松岡功の一言もの申す

経産省の「DXレポート2.1」で見つけた示唆に富む「デジタル産業と既存産業の比較」

松岡功

2021-09-09 11:59

 「2025年の崖」で話題になった経済産業省の「DX(デジタルトランスフォーメーション)レポート」において、このほど追補版「DXレポート2.1」が公表された。その中で、デジタル産業と既存産業を比較した図が非常に興味深い内容なので、ここで取り上げて考察したい。

既存産業の企業がデジタル産業の企業へ変革するために

 経産省が「DXレポート〜ITシステム『2025年の崖』の克服とDXの本格的な展開〜」を公表したのは、ちょうど3年前の2018年9月。そして、2020年12月に「DXレポート2(中間取りまとめ)」を公表し、日本企業のDXの推進に資する施策を示してきた。

 DXレポート2では「ユーザー企業とベンダー企業の共創の推進」の必要性を提示。また、企業が「ラン・ザ・ビジネス」から「バリューアップ」へ軸足を移し、アジャイル型の開発などによって事業環境の変化への即応を追求すると、その結果として、ユーザー企業とベンダー企業の垣根がなくなっていくという究極的な産業の姿が実現されるとの方向性を示した。

 2021年8月31日に公表したDXレポート2.1では、DXレポート2で明らかにできなかった、デジタル変革後の産業の姿やその中での企業の姿を示すとともに、既存産業の企業がデジタル産業の企業へ変革を加速させるための政策の方向性を取りまとめた形だ。

 DXレポート2.1については、経産省の発表資料から入手することができる。ここではその中から、デジタル産業と既存産業を比較した図が非常に興味深い内容なので、取り上げて考察したい。図1が、その図である。以下、図1の上段、中段、下段と順を追って、同レポートによる説明と筆者の考察を記していきたい。

図1:デジタル産業と既存産業の比較(出典:経済産業省「DXレポート2.1」)
図1:デジタル産業と既存産業の比較(出典:経済産業省「DXレポート2.1」)

 まず、図1の上段は「環境の変化」という観点での比較である。同レポートでは環境の変化について、次のように説明している。

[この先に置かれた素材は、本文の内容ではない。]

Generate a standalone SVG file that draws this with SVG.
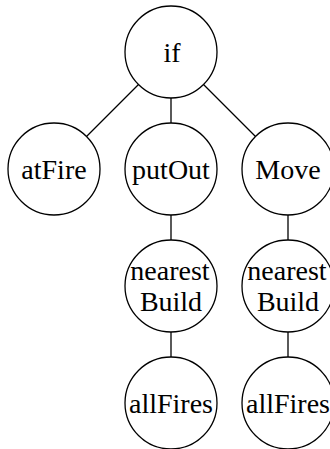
<svg xmlns="http://www.w3.org/2000/svg" width="330" height="449" viewBox="0 0 330 449">
<style>
.n circle{fill:#fff;stroke:#000;stroke-width:1.3}
.n text{font-family:"Liberation Serif","DejaVu Serif",serif;font-size:28px;fill:#000;text-anchor:middle}
#edges line{stroke:#000;stroke-width:1.3}
</style>
<rect width="330" height="449" fill="#fff"/>
<g id="edges">
<line x1="138.5" y1="84.5" x2="86.5" y2="136.5"/>
<line x1="171" y1="98" x2="171" y2="123"/>
<line x1="203.5" y1="84.5" x2="255.5" y2="136.5"/>
<line x1="171" y1="215" x2="171" y2="240"/>
<line x1="288" y1="215" x2="288" y2="240"/>
<line x1="171" y1="332" x2="171" y2="357"/>
<line x1="288" y1="332" x2="288" y2="357"/>
</g>
<g id="if" class="n"><circle cx="171" cy="52" r="46"/><text x="172" y="62">if</text></g>
<g id="atFire" class="n"><circle cx="54" cy="169" r="46"/><text x="54" y="179">atFire</text></g>
<g id="putOut" class="n"><circle cx="171" cy="169" r="46"/><text x="171" y="179">putOut</text></g>
<g id="Move" class="n"><circle cx="288" cy="169" r="46"/><text x="288" y="179">Move</text></g>
<g id="nearestBuild1" class="n"><circle cx="171" cy="286" r="46"/><text x="170" y="280">nearest</text><text x="171" y="311">Build</text></g>
<g id="nearestBuild2" class="n"><circle cx="288" cy="286" r="46"/><text x="287" y="280">nearest</text><text x="288" y="311">Build</text></g>
<g id="allFires1" class="n"><circle cx="171" cy="403" r="46"/><text x="171" y="413">allFires</text></g>
<g id="allFires2" class="n"><circle cx="288" cy="403" r="46"/><text x="288" y="413">allFires</text></g>
</svg>
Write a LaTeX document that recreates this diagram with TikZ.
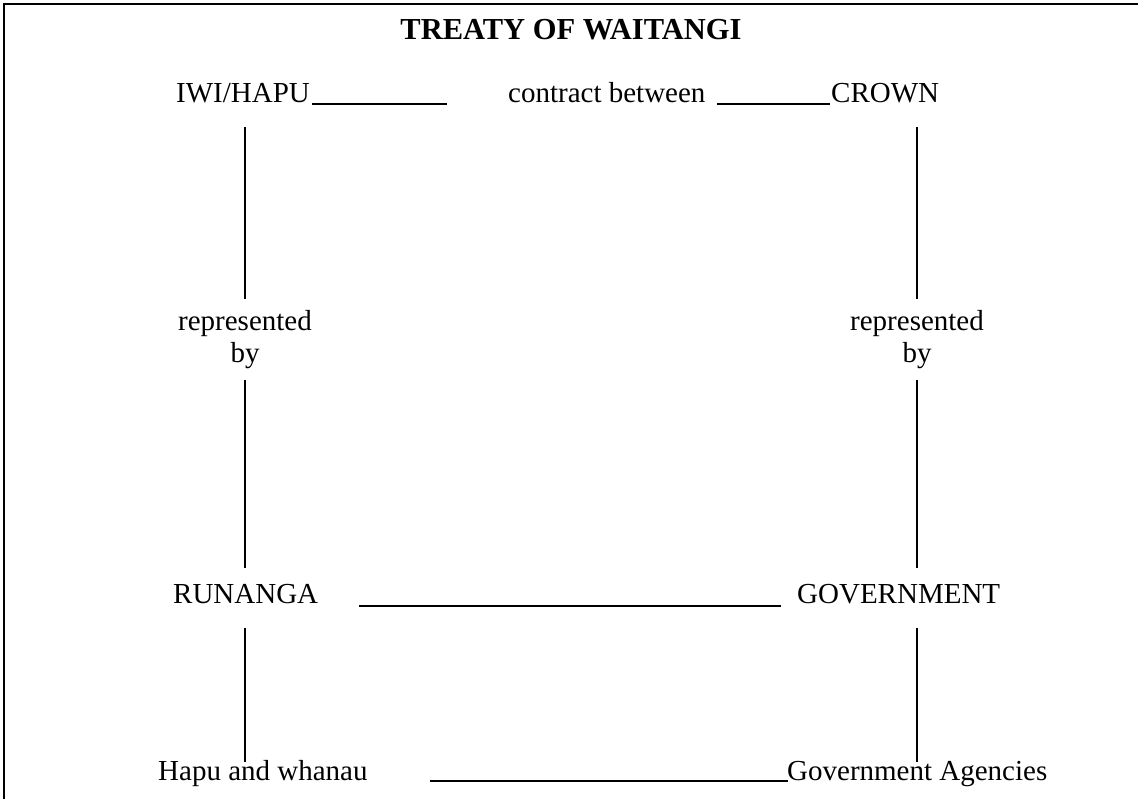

 「インターネットやスマートフォンの普及により、ウェブサービスやスマートフォンアプリといったデジタル技術によって生み出された新たな顧客接点の重要性が高まっている。デジタル産業の企業は、こうした新たな顧客接点を介して、顧客の行動履歴をデータとしてリアルタイムに取得できるため、顧客の反応に基づきウェブサービスやスマートフォンアプリをタイムリーに改善することができる。それによって、顧客体験の迅速な向上を可能とし、市場の変化をけん引する」

 そして、こうした環境変化が起きた結果、企業は既存産業ではなく、デジタル産業を意識した対応が求められるとした上で、「デジタル産業においては、最終的に価値を受け取る顧客は消費者・個人である。こうした顧客とのインタラクションやコラボレーションによって、課題を発見し解決することや、顧客体験を向上していくことが価値の源泉となる。これらをオンラインサービスやデジタルサービスを介することで、迅速な対応を実現していくことになる」述べている。

 筆者が上段の比較で印象深く感じたのは、顧客における「発注者」と「消費者・個人」、価値の源泉における「労働力」と「顧客とのインタラクションとコラボレーション」だ。いずれも根幹の意味は同じだと受け止めた。